### Directive
Below, find the line containing "Write a Python" and the line containing "neither = ax.bar(pos"; reproduce exactly those two and every line between them, omitting pictures.

### Raw data
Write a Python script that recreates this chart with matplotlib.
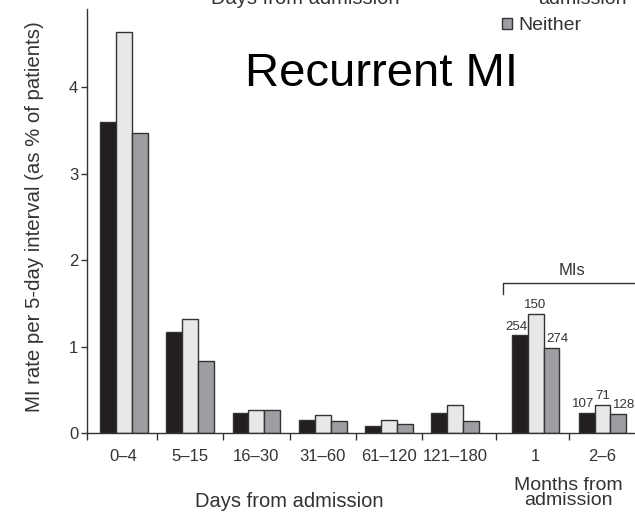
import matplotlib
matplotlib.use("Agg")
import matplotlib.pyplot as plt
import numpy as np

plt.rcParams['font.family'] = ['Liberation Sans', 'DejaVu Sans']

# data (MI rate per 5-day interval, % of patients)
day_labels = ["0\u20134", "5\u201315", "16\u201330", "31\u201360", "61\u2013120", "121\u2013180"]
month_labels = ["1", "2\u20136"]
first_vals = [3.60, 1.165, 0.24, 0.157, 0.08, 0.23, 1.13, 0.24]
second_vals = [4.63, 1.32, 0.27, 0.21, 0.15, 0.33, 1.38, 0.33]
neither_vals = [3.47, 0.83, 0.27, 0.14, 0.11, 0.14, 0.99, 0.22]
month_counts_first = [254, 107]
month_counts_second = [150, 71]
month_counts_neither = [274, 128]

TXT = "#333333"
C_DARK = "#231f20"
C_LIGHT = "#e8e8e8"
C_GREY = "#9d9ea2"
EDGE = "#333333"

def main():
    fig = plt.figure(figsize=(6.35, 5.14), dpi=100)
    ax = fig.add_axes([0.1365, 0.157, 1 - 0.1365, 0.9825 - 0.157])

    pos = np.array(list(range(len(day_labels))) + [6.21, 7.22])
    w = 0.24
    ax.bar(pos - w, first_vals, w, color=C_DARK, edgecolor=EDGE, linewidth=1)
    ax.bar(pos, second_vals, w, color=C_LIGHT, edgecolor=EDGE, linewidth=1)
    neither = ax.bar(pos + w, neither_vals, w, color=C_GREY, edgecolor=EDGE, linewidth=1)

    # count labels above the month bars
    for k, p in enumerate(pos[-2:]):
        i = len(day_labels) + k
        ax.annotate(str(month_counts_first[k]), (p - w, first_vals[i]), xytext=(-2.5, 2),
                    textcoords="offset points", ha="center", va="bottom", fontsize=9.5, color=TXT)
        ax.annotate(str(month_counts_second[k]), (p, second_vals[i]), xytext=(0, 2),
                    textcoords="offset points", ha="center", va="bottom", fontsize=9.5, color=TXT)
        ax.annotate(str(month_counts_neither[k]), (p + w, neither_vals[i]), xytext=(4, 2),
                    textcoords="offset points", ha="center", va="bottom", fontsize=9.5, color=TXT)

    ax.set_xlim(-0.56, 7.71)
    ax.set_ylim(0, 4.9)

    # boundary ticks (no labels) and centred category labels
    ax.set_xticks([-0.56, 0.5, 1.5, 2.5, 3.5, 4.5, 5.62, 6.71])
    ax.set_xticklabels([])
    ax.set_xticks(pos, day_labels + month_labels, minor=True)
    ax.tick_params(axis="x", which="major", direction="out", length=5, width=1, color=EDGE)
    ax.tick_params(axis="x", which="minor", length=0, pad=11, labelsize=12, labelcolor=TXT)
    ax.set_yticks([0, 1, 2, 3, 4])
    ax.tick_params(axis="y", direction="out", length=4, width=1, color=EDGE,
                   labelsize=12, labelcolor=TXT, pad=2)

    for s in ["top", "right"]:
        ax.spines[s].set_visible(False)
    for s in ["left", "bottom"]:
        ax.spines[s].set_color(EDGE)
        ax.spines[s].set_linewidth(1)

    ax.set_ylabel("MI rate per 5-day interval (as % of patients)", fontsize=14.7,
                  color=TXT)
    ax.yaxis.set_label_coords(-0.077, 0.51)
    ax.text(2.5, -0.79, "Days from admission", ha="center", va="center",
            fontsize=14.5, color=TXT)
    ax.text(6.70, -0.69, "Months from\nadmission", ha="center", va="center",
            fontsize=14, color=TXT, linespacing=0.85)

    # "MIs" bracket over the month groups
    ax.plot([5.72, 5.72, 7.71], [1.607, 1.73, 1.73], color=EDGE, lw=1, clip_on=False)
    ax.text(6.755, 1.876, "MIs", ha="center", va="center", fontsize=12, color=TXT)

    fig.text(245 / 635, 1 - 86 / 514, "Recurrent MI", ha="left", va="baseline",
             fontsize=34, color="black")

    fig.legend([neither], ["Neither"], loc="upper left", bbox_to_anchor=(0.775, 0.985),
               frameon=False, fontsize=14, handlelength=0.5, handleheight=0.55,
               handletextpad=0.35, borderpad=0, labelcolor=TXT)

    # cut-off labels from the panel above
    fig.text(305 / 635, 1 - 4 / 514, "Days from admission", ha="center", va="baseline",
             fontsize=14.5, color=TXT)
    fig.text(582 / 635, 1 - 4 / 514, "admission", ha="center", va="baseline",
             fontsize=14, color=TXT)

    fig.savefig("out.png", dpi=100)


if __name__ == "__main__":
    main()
* * *
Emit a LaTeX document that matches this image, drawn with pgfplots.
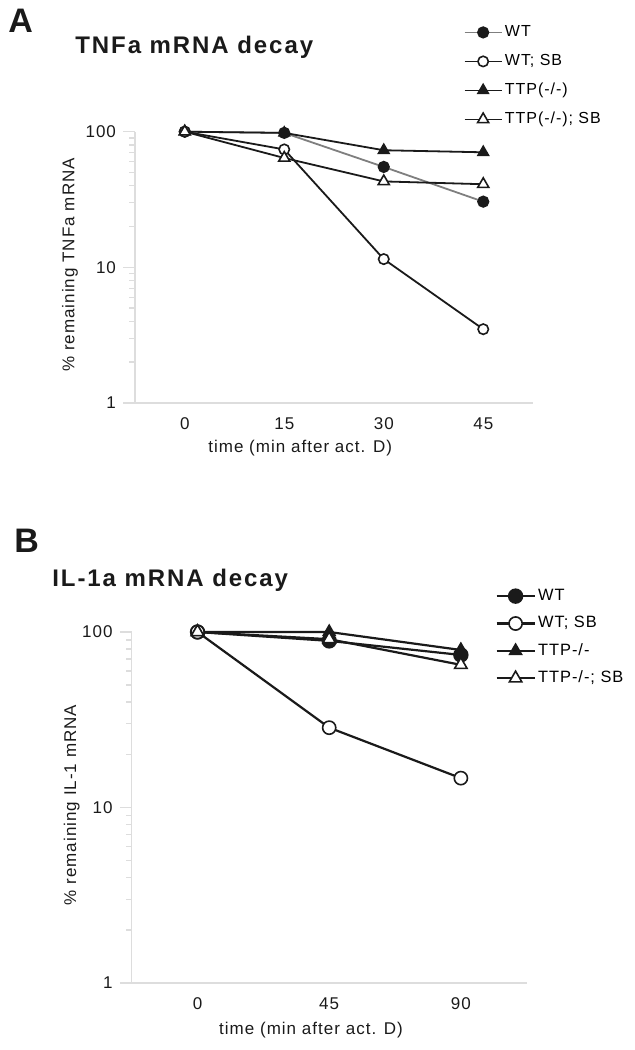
--
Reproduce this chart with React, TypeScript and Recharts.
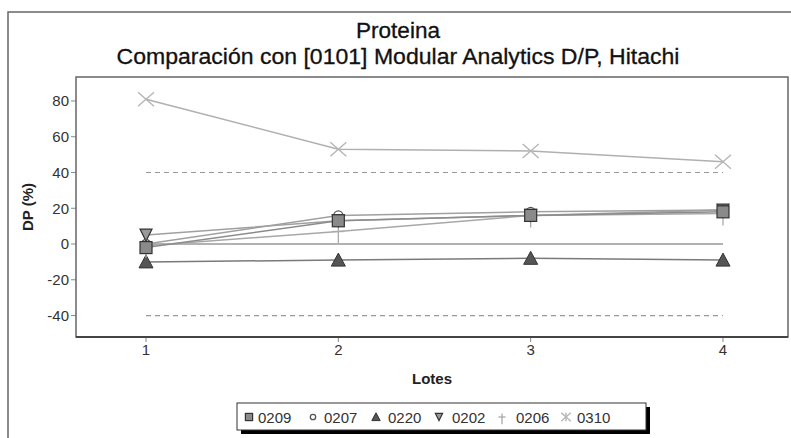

### Answer to the task
Write a Python script that recreates this chart with matplotlib.
import matplotlib
matplotlib.use("Agg")
import matplotlib.pyplot as plt
import numpy as np

plt.rcParams['font.family'] = ['Liberation Sans', 'DejaVu Sans']

# data (MI rate per 5-day interval, % of patients)
day_labels = ["0\u20134", "5\u201315", "16\u201330", "31\u201360", "61\u2013120", "121\u2013180"]
month_labels = ["1", "2\u20136"]
first_vals = [3.60, 1.165, 0.24, 0.157, 0.08, 0.23, 1.13, 0.24]
second_vals = [4.63, 1.32, 0.27, 0.21, 0.15, 0.33, 1.38, 0.33]
neither_vals = [3.47, 0.83, 0.27, 0.14, 0.11, 0.14, 0.99, 0.22]
month_counts_first = [254, 107]
month_counts_second = [150, 71]
month_counts_neither = [274, 128]

TXT = "#333333"
C_DARK = "#231f20"
C_LIGHT = "#e8e8e8"
C_GREY = "#9d9ea2"
EDGE = "#333333"

def main():
    fig = plt.figure(figsize=(6.35, 5.14), dpi=100)
    ax = fig.add_axes([0.1365, 0.157, 1 - 0.1365, 0.9825 - 0.157])

    pos = np.array(list(range(len(day_labels))) + [6.21, 7.22])
    w = 0.24
    ax.bar(pos - w, first_vals, w, color=C_DARK, edgecolor=EDGE, linewidth=1)
    ax.bar(pos, second_vals, w, color=C_LIGHT, edgecolor=EDGE, linewidth=1)
    neither = ax.bar(pos + w, neither_vals, w, color=C_GREY, edgecolor=EDGE, linewidth=1)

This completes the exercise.